Could you briefly describe your core expertise and field of activity within the Enterprise Europe Network (EEN)? What are key services you offer to your clients?
The main focus of my work is the identification, legal protection and commercialisation of intellectual property (IP) generated from research. I use the knowledge and the experience gained through my work to support EEN clients, bolster collaboration between researchers, various institutions and the industry, and answer the questions about IP rights, technology transfer, licensing, commercialisation, just to name a few.
What does it mean to you to be a European IP Helpdesk Ambassador? And what do you like most about it?
Being a part of such a significant initiative adds value to my work.
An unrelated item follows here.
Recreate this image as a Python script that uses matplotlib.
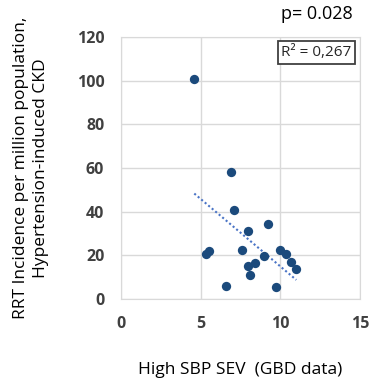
import numpy as np
import matplotlib
matplotlib.use('Agg')
from matplotlib import pyplot as plt

plt.rcParams['font.family'] = ['Open Sans', 'DejaVu Sans']

# High SBP SEV (GBD) vs RRT incidence, hypertension-induced CKD
sev = [4.6, 6.9, 7.1, 9.2, 7.95, 5.35, 5.55, 7.6, 8.0, 8.4, 8.1,
       9.0, 10.0, 10.35, 10.65, 11.0, 6.6, 9.7]
rrt = [100.8, 58.0, 40.8, 34.5, 31.3, 20.8, 22.1, 22.3, 15.3, 16.3, 11.1,
       19.5, 22.6, 20.8, 17.1, 13.7, 6.1, 5.3]
xticks = [0, 5, 10, 15]
yticks = [0, 20, 40, 60, 80, 100, 120]
r2_text = 'R² = 0,267'
p_text = 'p= 0.028'

sev = np.array(sev)
rrt = np.array(rrt)

fig = plt.figure(figsize=(3.7, 3.84), dpi=100)
ax = fig.add_axes([0.327, 0.2214, 0.646, 0.6822])

ax.grid(True, color='#d9d9d9', linewidth=1)
ax.set_axisbelow(True)
for s in ax.spines.values():
    s.set_color('#d9d9d9')

ax.scatter(sev, rrt, s=45, color='#1b4a7c', zorder=3, linewidths=0)

# linear trend line
k, b = np.polyfit(sev, rrt, 1)
xs = np.array([sev.min(), sev.max()])
ax.plot(xs, k * xs + b, linestyle=(0, (1, 1.2)), color='#4a74c6', linewidth=1.5, zorder=2)

ax.set_xlim(0, 15)
ax.set_ylim(0, 120)
ax.set_xticks(xticks)
ax.set_yticks(yticks)
ax.tick_params(length=0, labelsize=11.5, labelcolor='#404040')
ax.tick_params(axis='x', pad=12)
ax.tick_params(axis='y', pad=12)
for lab in ax.get_xticklabels() + ax.get_yticklabels():
    lab.set_fontweight('bold')

ax.text(0.965, 0.94, r2_text, transform=ax.transAxes, ha='right', va='center',
        fontsize=11, color='#262626',
        bbox=dict(boxstyle='square,pad=0.25', facecolor='white', edgecolor='#404040', linewidth=1.3))

fig.text(0.952, 0.963, p_text, ha='right', va='center', fontsize=13, color='black')

ax.set_xlabel('High SBP SEV  (GBD data)', fontsize=12.5, labelpad=22)
ax.set_ylabel('RRT Incidence per million population,\nHypertension-induced CKD', fontsize=12.5,
              labelpad=20, linespacing=1.35)

fig.savefig('out.png', dpi=100)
It gives me access to a source of valuable information, provides me with additional tools and resources, and allows me to exchange best practice knowledge, learn about the experiences of my peers, and stay abreast of the latest IP-related developments.
How would you describe the internal interaction and cooperation with your Enterprise Europe Network colleagues?
Exchanging information on challenges, experiences and goals with other Ambassadors, allows me to gain new insights that I may not have otherwise thought of, and in combination with the gained knowledge, significantly improves the quality of support I provide to others.
In your opinion, what are current “hot” topics and questions related to IP in your region/country?
Due to the intensification of technology transfer in Serbia and the increase in the number of spinoffs and startups, the protection and commercialisation of university-generated IP, especially patents, is one of the “hot” topics in the university-industry relationships. For ICT startups and SMEs, the issue of copyright protection and infringement is certainly interesting, along with the IP valuation, which is relevant to all businesses. Also, IP and IP-related issues concerning blockchain technologies are additional buzz topics as well as IP in EU-funded projects.
What are major challenges SMEs face with regard to IP? And what kind of support is needed, you think?
Generally, SMEs are still learning about the value of this type of intangible assets and its potential to contribute to the overall business success. Unfortunately, a lack of strategic understanding of IP or awareness about background IP and IP protection results in missed opportunities for numerous SMEs.
Even though a great effort to raise awareness and support researchers and SMEs with regard to IP-related matters has been made at the European level, we still have a long way to go. Strong support with IP identification, allocation of the IP to different products, technologies or services as well as valuation of the assessed IP is needed.